The Stitch’s planning team has broken down phase one to 4.5 acres of interstate-capping infrastructure that would span between Peachtree and Courtland streets. That’s just east of MARTA’s Civic Center station.    

Early engineering for phase one is underway now, and plans also call for multimodal street, safety, and aesthetic improvements across the area in question, according to CAP officials.

Project leaders expect the Stitch master planning process to be complete in summer 2024.

Central Atlanta Progress

The planning and design team pulling the initial phase together is led by WSP, Hargraves Jones, the City of Atlanta, and yes the Georgia Department of Transportation, among other partners, per CAP.
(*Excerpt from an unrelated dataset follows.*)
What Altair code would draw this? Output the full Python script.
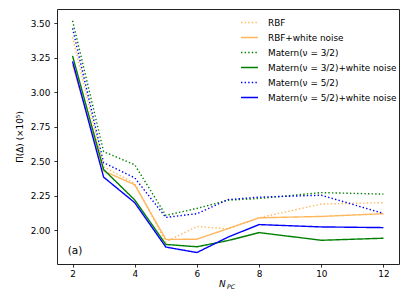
import altair as alt
import pandas as pd

n_pc = [2, 3, 4, 5, 6, 7, 8, 10, 12]

series_names = [
    "RBF",
    "RBF+white noise",
    "Matern(ν = 3/2)",
    "Matern(ν = 3/2)+white noise",
    "Matern(ν = 5/2)",
    "Matern(ν = 5/2)+white noise",
]
rbf = [3.40, 2.46, 2.34, 1.915, 2.027, 2.01, 2.09, 2.19, 2.20]
rbf_wn = [3.20, 2.43, 2.33, 1.933, 1.935, 2.012, 2.09, 2.10, 2.12]
m32 = [3.52, 2.57, 2.475, 2.108, 2.158, 2.218, 2.23, 2.273, 2.262]
m32_wn = [3.265, 2.44, 2.22, 1.897, 1.88, 1.925, 1.983, 1.927, 1.942]
m52 = [3.465, 2.49, 2.38, 2.093, 2.12, 2.222, 2.24, 2.254, 2.122]
m52_wn = [3.225, 2.385, 2.20, 1.878, 1.838, 1.95, 2.041, 2.024, 2.019]
all_values = [rbf, rbf_wn, m32, m32_wn, m52, m52_wn]

colors = ["#FFB65C", "#FFB65C", "#008000", "#008000", "#0000FF", "#0000FF"]
dashes = [[1.4, 2.2], [1, 0], [1.4, 2.2], [1, 0], [1.4, 2.2], [1, 0]]

rows = []
for k, (name, vals) in enumerate(zip(series_names, all_values)):
    for x, v in zip(n_pc, vals):
        rows.append({"series": name, "order": k, "npc": x, "val": v})
df = pd.DataFrame(rows)

FONT = "DejaVu Sans"
FS = 8.9

leg = alt.Legend(orient="none", legendX=183, legendY=4, title=None,
                 symbolType="stroke", symbolSize=289,
                 symbolStrokeWidth=1.4, labelFont=FONT,
                 labelFontSize=FS, labelColor="black",
                 rowPadding=-3.6, padding=0, labelOffset=9)

lines = alt.Chart(df).mark_line(strokeWidth=1.4, clip=True).encode(
    x=alt.X("npc:Q",
            scale=alt.Scale(domain=[1.5, 12.5], nice=False, zero=False),
            axis=alt.Axis(values=[2, 4, 6, 8, 10, 12], title=None, grid=False,
                          labelFontSize=FS, labelFont=FONT, labelColor="black",
                          tickColor="black", tickSize=3.1, tickWidth=0.8,
                          domain=False, labelPadding=2)),
    y=alt.Y("val:Q",
            scale=alt.Scale(domain=[1.755, 3.605], nice=False, zero=False),
            axis=alt.Axis(values=[2.0, 2.25, 2.5, 2.75, 3.0, 3.25, 3.5], format=".2f",
                          title="Π(Δ) (×10⁵)", titleFont=FONT, titleFontSize=FS,
                          titleFontWeight="normal", titleColor="black", titlePadding=6,
                          grid=False, labelFontSize=FS, labelFont=FONT, labelColor="black",
                          tickColor="black", tickSize=3.1, tickWidth=0.8,
                          domain=False, labelPadding=4)),
    color=alt.Color("series:N", scale=alt.Scale(domain=series_names, range=colors),
                    sort=series_names, legend=leg),
    strokeDash=alt.StrokeDash("series:N",
                              scale=alt.Scale(domain=series_names, range=dashes),
                              sort=series_names, legend=leg),
    order=alt.Order("order:Q"),
    detail="series:N",
)

panel = alt.Chart(pd.DataFrame({"t": ["(a)"]})).mark_text(
    align="left", baseline="alphabetic", font=FONT, fontSize=10.5, color="black"
).encode(text="t:N", x=alt.value(10.7), y=alt.value(245))

xt1 = alt.Chart(pd.DataFrame({"t": ["N"]})).mark_text(
    align="left", baseline="alphabetic", font=FONT, fontSize=FS, fontStyle="italic", color="black"
).encode(text="t:N", x=alt.value(162), y=alt.value(278))
xt2 = alt.Chart(pd.DataFrame({"t": ["PC"]})).mark_text(
    align="left", baseline="alphabetic", font=FONT, fontSize=6.2, fontStyle="italic", color="black"
).encode(text="t:N", x=alt.value(170), y=alt.value(279.7))

chart = alt.layer(lines, panel, xt1, xt2).properties(
    width=342, height=255,
    autosize=alt.AutoSizeParams(type="none"),
    padding={"left": 49, "top": 1, "right": 4, "bottom": 40},
).configure(background="white").configure_view(stroke="#222222", strokeWidth=1, strokeOpacity=1)

chart.save("out.html", embed_options={"renderer": "svg", "actions": False})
What remains TBD at this point are specifics for phase one's greenspace and streets.

To help gather public input, the Stitch team has announced a Community Kick-Off and Visioning Workshop will be held from 5:30 to 7:30 p.m. Nov. 15 at St. Luke’s Episcopal Church (435 Peachtree Street NE). The church would neighbor the 14-acre, 3/4th-mile Stitch project should it come together as planned.

The two-hour workshop’s purpose is to allow the public to “help shape the goals and objectives that will build a more vibrant future for Atlanta and its residents,” according to CAP.  

The Stitch’s “Peachtree Green” section would reconnect a downtown street grid and create an active greenspace, setting the stage for park-oriented, high-rise development. Thestitchatl.com

The $42.3 million in Stitch funding has been pulled together since 2021 from federal sources and local matching coffers. CAP leaders say that amount will fully fund planning, concept engineering, and environmental due diligence for the entire project.

“With these elements of the project completely funded and underway,” CAP’s project update newsletter reads this week, “the team is pivoting their fundraising focus to capital construction.”

Specially, that includes more than $157 million from the U.S. Department of Transportation—in the form of a FY23 Reconnecting Communities and Neighborhoods grant—that would fund construction of phase one. The Stitch’s planning team applied for that money in September.